Mobile Phones Help Americans Encounter More Diverse News
Thanks largely to mobile phones, Americans are reading news from a wider range of sources, though many do not read any online news at all.
- Researchers previously believed Americans were reading fewer news sources, leading to "news bubbles."
- This is the first study to take into account how people read news on mobile phones and tablets.
In recent years, we’ve heard a lot about “news bubbles” and “echo chambers” – the idea that in order to validate their own worldviews, liberals are reading liberal news and conservatives are reading conservative news. The proliferation of partisan online news sites, the thinking goes, only makes it worse. Numerous studies have supported these ideas, however they all have one thing in common: they haven’t taken into account the news people read on their mobile devices.
In a new study newly published in the Proceedings of the National Academy of Sciences (PNAS), researchers at the University of Pennsylvania’s Annenberg School for Communication analyzed the news consumption of tens of thousands of Americans over a five year period on their desktop computers, tablets, and mobile phones. What they found was that contrary to the conventional wisdom about segregated news bubbles, mobile devices are exposing Americans to a much greater variety of news, diversifying the stories that people encounter and exposing them to a breadth of information sources.
In an era where mobile phones are increasingly the gateway to the internet for the majority worldwide, this insight into mobile news exposure is an encouraging sign.
“Given our observation that echo chambers are not as significant as many assume they are, our data suggest that Americans might still be willing to hear from the other side,” says lead author Tian Yang, a doctoral candidate at the Annenberg School for Communication at the University of Pennsylvania. “Also, getting information from a diverse pool of news sources might help reduce the effects of misinformation, a major concern in the current information environment.”

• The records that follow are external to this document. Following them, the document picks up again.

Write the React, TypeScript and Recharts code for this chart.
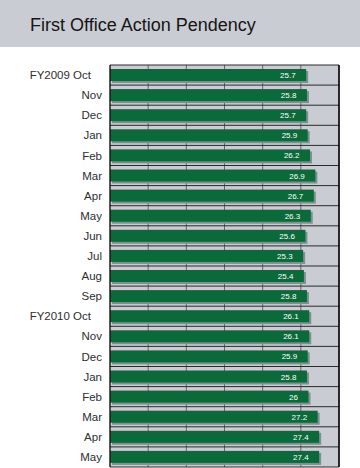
import React from "react";
import { BarChart, Bar, XAxis, YAxis, CartesianGrid, ReferenceLine, LabelList } from "recharts";

// month labels, top to bottom
const months = [
  "FY2009 Oct", "Nov", "Dec", "Jan", "Feb", "Mar", "Apr", "May", "Jun", "Jul", "Aug", "Sep",
  "FY2010 Oct", "Nov", "Dec", "Jan", "Feb", "Mar", "Apr", "May",
];

// pendency in months
const pendency = [
  25.7, 25.8, 25.7, 25.9, 26.2, 26.9, 26.7, 26.3, 25.6, 25.3, 25.4, 25.8,
  26.1, 26.1, 25.9, 25.8, 26, 27.2, 27.4, 27.4,
];

const xTicks = [0, 5, 10, 15, 20, 25, 30];

const chartData = months.map((m, i) => ({ idx: i, label: m, value: pendency[i] }));

const GREEN = "#0b6a3a";
const SHADOW = "#868a91";
const PLOT_BG = "#c9ccd3";

function ShadowBar(props: any) {
  const { x, y, width, height } = props;
  if (width == null || width <= 0) return null;
  return (
    <g>
      <rect x={x + 2} y={y + 2} width={width} height={height} fill={SHADOW} />
      <rect x={x} y={y} width={width} height={height} fill={GREEN} />
    </g>
  );
}

function ValueLabel(props: any) {
  const { x, y, width, height, value } = props;
  return (
    <text
      x={x + width - 10.5}
      y={y + height / 2 + 3}
      textAnchor="end"
      fill="#ffffff"
      fontSize={8}
    >
      {value}
    </text>
  );
}

// fiscal-year labels sit a bit further left than the plain months
function MonthTick(props: any) {
  const { x, y, payload } = props;
  const label = months[payload.value];
  const shift = label.startsWith("FY") ? -11 : 0;
  return (
    <text x={x + shift} y={y} dy="0.355em" textAnchor="end" fill="#2e2e2e" fontSize={11.5}>
      {label}
    </text>
  );
}

export default function App() {
  const rowLines = ({ offset }: any) => {
    const n = months.length;
    const out: number[] = [];
    for (let i = 0; i <= n; i++) out.push(offset.top + (i * offset.height) / n);
    return out;
  };

  return (
    <div
      style={{
        position: "absolute",
        left: 0,
        top: 0,
        width: 360,
        height: 468,
        overflow: "hidden",
        background: "#ffffff",
        fontFamily: "'Liberation Sans', Arial, sans-serif",
      }}
    >
      <div style={{ position: "relative", height: 47, background: "#c9ccd2" }}>
        <span
          style={{
            position: "absolute",
            left: 30,
            top: 15,
            fontSize: 18,
            color: "#151515",
            whiteSpace: "nowrap",
          }}
        >
          First Office Action Pendency
        </span>
      </div>
      <BarChart
        width={360}
        height={425}
        data={chartData}
        layout="vertical"
        margin={{ top: 18, right: 21, bottom: 5, left: 0 }}
      >
        <CartesianGrid fill={PLOT_BG} fillOpacity={1} stroke="#666666" horizontal={false} />
        <CartesianGrid
          stroke="#2a2a2a"
          vertical={false}
          horizontalCoordinatesGenerator={rowLines}
        />
        <XAxis type="number" domain={[0, 30]} ticks={xTicks} hide />
        <YAxis
          type="category"
          dataKey="idx"
          width={110}
          tickLine={false}
          axisLine={{ stroke: "#000000" }}
          tick={<MonthTick />}
          interval={0}
        />
        <ReferenceLine x={30} stroke="#000000" strokeWidth={1.5} />
        <Bar dataKey="value" barSize={12} shape={<ShadowBar />} isAnimationActive={false}>
          <LabelList dataKey="value" content={<ValueLabel />} />
        </Bar>
      </BarChart>
    </div>
  );
}
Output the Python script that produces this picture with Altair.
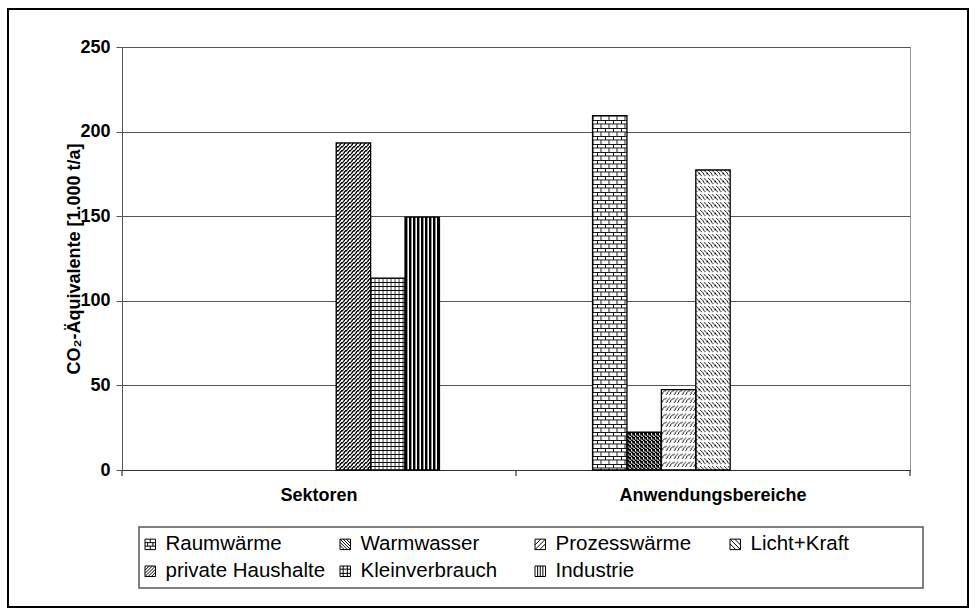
import altair as alt
import pandas as pd
from urllib.parse import quote

# ---------------- data ----------------
categories = ["Sektoren", "Anwendungsbereiche"]
series = ["Raumwärme", "Warmwasser", "Prozesswärme", "Licht+Kraft",
          "private Haushalte", "Kleinverbrauch", "Industrie"]
sektoren_values = [None, None, None, None, 193.3, 113.4, 149.5]
anwendung_values = [209.5, 22.3, 47.5, 177.3, None, None, None]
y_ticks = [0, 50, 100, 150, 200, 250]
y_title = "CO₂-Äquivalente [1.000 t/a]"

# ---------------- styles (pattern fills) ----------------
def tile_url(size, black):
    path = "".join(f"M{x} {y}h1v1h-1z" for x, y in black)
    svg = ("<svg xmlns='http://www.w3.org/2000/svg' width='100%' height='100%' shape-rendering='crispEdges'>"
           f"<defs><pattern id='p' width='{size}' height='{size}' patternUnits='userSpaceOnUse'>"
           f"<rect width='{size}' height='{size}' fill='white'/><path d='{path}' fill='black'/></pattern></defs>"
           "<rect width='100%' height='100%' fill='url(#p)'/></svg>")
    return "data:image/svg+xml;charset=utf-8," + quote(svg)

def px(n, cond):
    return [(x, y) for x in range(n) for y in range(n) if cond(x, y)]

brick = [(x, 0) for x in range(8)] + [(x, 4) for x in range(8)] + \
        [(0, 1), (0, 2), (0, 3), (4, 5), (4, 6), (4, 7)]

pattern_url = {
    "Raumwärme": tile_url(8, brick),
    "Warmwasser": tile_url(4, px(4, lambda x, y: (x - y) % 4 in (0, 1) or (x + y) % 4 == 0)),
    "Prozesswärme": tile_url(8, px(8, lambda x, y: (x + y) % 4 == 0 and y % 8 < 5)),
    "Licht+Kraft": tile_url(8, px(8, lambda x, y: (x - y) % 4 == 0 and y % 8 < 6)),
    "private Haushalte": tile_url(4, px(4, lambda x, y: (x + y) % 4 in (0, 1))),
    "Kleinverbrauch": tile_url(4, px(4, lambda x, y: x % 4 == 0 or y % 4 == 0)),
    "Industrie": tile_url(4, px(4, lambda x, y: x % 4 in (0, 1))),
}

# legend swatch shapes (SVG paths in the unit square [-1, 1])
SQUARE = "M-1,-1L1,-1L1,1L-1,1Z"

def down_lines(cs):
    out = ""
    for c in cs:
        y0, y1 = max(-1, -1 - c), min(1, 1 - c)
        out += f"M{y0 + c:.2f},{y0:.2f}L{y1 + c:.2f},{y1:.2f}"
    return out

def up_lines(cs):
    out = ""
    for c in cs:
        y0, y1 = max(-1, c - 1), min(1, c + 1)
        out += f"M{c - y0:.2f},{y0:.2f}L{c - y1:.2f},{y1:.2f}"
    return out

def vlines(xs):
    return "".join(f"M{x},-1L{x},1" for x in xs)

def hlines(ys):
    return "".join(f"M-1,{y}L1,{y}" for y in ys)

legend_shape = {
    "Raumwärme": SQUARE + hlines([-0.33, 0.33]) + "M0,-1L0,-0.33M-0.5,-0.33L-0.5,0.33M0.5,-0.33L0.5,0.33M0,0.33L0,1",
    "Warmwasser": SQUARE + down_lines([-1.2, -0.6, 0.0, 0.6, 1.2]),
    "Prozesswärme": SQUARE + up_lines([-0.9, 0.0, 0.9]),
    "Licht+Kraft": SQUARE + down_lines([-0.9, 0.0, 0.9]),
    "private Haushalte": SQUARE + up_lines([-1.2, -0.6, 0.0, 0.6, 1.2]),
    "Kleinverbrauch": SQUARE + vlines([-0.4, 0.4]) + hlines([-0.4, 0.4]),
    "Industrie": SQUARE + vlines([-0.5, 0, 0.5]),
}

# ---------------- table ----------------
rows = []
for cat, vals in zip(categories, [sektoren_values, anwendung_values]):
    for s, v in zip(series, vals):
        if v is not None:
            rows.append({"category": cat, "series": s, "value": v, "url": pattern_url[s]})
df = pd.DataFrame(rows)

FONT = "Liberation Sans"
W, H = 788, 423

x_enc = alt.X("category:N", sort=categories,
              scale=alt.Scale(domain=categories, paddingInner=0.3886, paddingOuter=0.1943),
              axis=alt.Axis(title=None, labelFont=FONT, labelFontSize=18, labelFontWeight="bold",
                            labelColor="black", labelAngle=0, labelPadding=16, labelLimit=1000,
                            ticks=False, domainColor="#333", domainWidth=1.2))
xo_enc = alt.XOffset("series:N", sort=series,
                     scale=alt.Scale(domain=series, paddingInner=0, paddingOuter=0))
y_enc = alt.Y("value:Q", scale=alt.Scale(domain=[0, 250], nice=False),
              axis=alt.Axis(values=y_ticks, title=y_title, grid=True, gridColor="#555", gridWidth=1.1,
                            labelFont=FONT, labelFontSize=18, labelFontWeight="bold", labelColor="black",
                            labelPadding=6, tickSize=6, tickColor="#555", domainColor="#555",
                            titleFont=FONT, titleFontSize=18, titleFontWeight="bold", titleColor="black",
                            titleAngle=270, titleX=-48, titleY=H / 2, titleAlign="center",
                            titleBaseline="middle"))

base = alt.Chart(df).encode(x=x_enc, xOffset=xo_enc, y=y_enc)

images = base.mark_image(aspect=False).encode(y2=alt.datum(0), url=alt.Url("url:N"))
outlines = base.mark_bar(fillOpacity=0, stroke="black", strokeWidth=1.3).encode(y2=alt.datum(0))
points = base.mark_point(opacity=0).encode(
    shape=alt.Shape("series:N", sort=series,
                    scale=alt.Scale(domain=series, range=[legend_shape[s] for s in series]),
                    legend=alt.Legend(title=None, orient="none", legendX=17, legendY=480,
                                      direction="horizontal", columns=4, gridAlign="all",
                                      symbolSize=110, symbolStrokeWidth=1, symbolStrokeColor="black",
                                      symbolFillColor="white", symbolOpacity=1, symbolOffset=-6,
                                      labelFont=FONT, labelFontSize=20.5, labelColor="black",
                                      labelOffset=5, labelLimit=400,
                                      columnPadding=12, rowPadding=6, padding=7)))

# decoration: outer frame, legend box and category-boundary ticks of the x axis
deco_df = pd.DataFrame({"k": [0]})
deco = alt.Chart(deco_df)
frame = deco.mark_rect(fillOpacity=0, stroke="black", strokeWidth=2).encode(
    x=alt.value(-114), x2=alt.value(846), y=alt.value(-38), y2=alt.value(560))
legend_box = deco.mark_rect(fillOpacity=0, stroke="#555", strokeWidth=1.5).encode(
    x=alt.value(17), x2=alt.value(801), y=alt.value(480), y2=alt.value(541))
ticks = [deco.mark_rule(color="#333", strokeWidth=1.2).encode(
    x=alt.value(p), y=alt.value(H), y2=alt.value(H + 6)) for p in (0, W / 2, W)]

chart = alt.layer(frame, legend_box, *ticks, images, outlines, points).properties(
    width=W, height=H,
    autosize=alt.AutoSizeParams(type="none"),
    padding={"left": 122, "top": 47, "right": 66, "bottom": 146},
    background="white",
).configure_view(stroke="#999", strokeWidth=1)

chart.save("out.html", embed_options={"renderer": "svg", "actions": False})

The study shows that exposure to news through desktop computers has resulted in people reading from a narrower set of sources over time. But when the analysis take into account the full range of devices on which people access the internet, including mobile phones, the picture that emerges is one in which Americans encounter a much wider range of news sources, exposure that is largely not dictated by their partisan beliefs. On average, the political ideology of news audiences only counted for 16% of the variation in their exposure to news outlets.
“Our results are counterintuitive because we are taking into account a large percentage of the online population that is often excluded from the data,” says senior author Sandra González-Bailón, Associate Professor of Communication at the Annenberg School for Communication. “Examining mobile phone usage totally changes the picture of how people encounter information online.”
The researchers theorize that the structure of mobile apps, news aggregators, and social media networks lead people to click on stories on a variety of sites that they might not otherwise visit.
While the data paint a pro-democratic picture of a broadly-informed electorate, there was another, less optimistic finding: half of Americans who are online do not read news on any of their digital devices. While we think about Americans as split between two news bubbles, in fact half of the U.S. population is opting out of online news altogether.
“What this tells us is that the left/right ideological divide may be less important than the divide between those who are informed and those who are not,” says González-Bailón. “And this finding matters because news avoiders are likely to be more vulnerable to misinformation and manipulation, and we have to do more to research that.”
In addition to Yang and González-Bailón, co-authors on the study include Silvia Majó-Vázquez and Rasmus K. Nielsen, both of University of Oxford. The research was funded by National Science Foundation grant #1729412 and was completed while González-Bailón was on sabbatical leave at the Center for Advanced Study in the Behavioral Sciences at Stanford University.